We all know that the Home Office's perception of time is highly elastic. The second amendment to the schedule gives the Secretary of State power to make an applicant stay in Oakington for up to 10 days, giving a leeway of three days. That is meant to be for discussion purposes only. If the Minister says that under extreme circumstances it might be necessary for a person to be kept there for a couple of weeks then, of course, we could consider the argument.

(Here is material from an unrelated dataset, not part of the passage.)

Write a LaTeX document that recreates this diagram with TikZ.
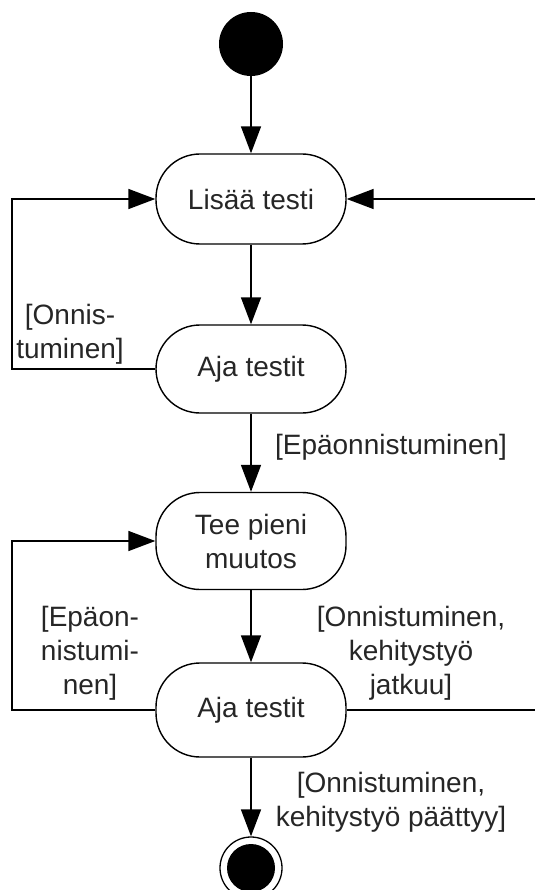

However, I suggest that it is quite unacceptable for there to be a totally open-ended power requiring an applicant to stay in one of those places indefinitely, particularly when one considers how the Home Office uses its existing powers of detention to keep people in prisons and detention centres for months, and in some cases for over a year.

Finally--and I believe that my noble friend will amplify what I have to say on this point--Amendments Nos. 82 and 83 are intended to give effect to the very strong recommendations in the 27th Report of the Select Committee on Delegated Powers and Deregulation. The recommendations include that conditions such as are mentioned in Schedule 13 should be imposed only for prescribed purposes and only where they are reasonably necessary and for the single purpose which has been stated so far in order to avoid public order disturbances. I beg to move.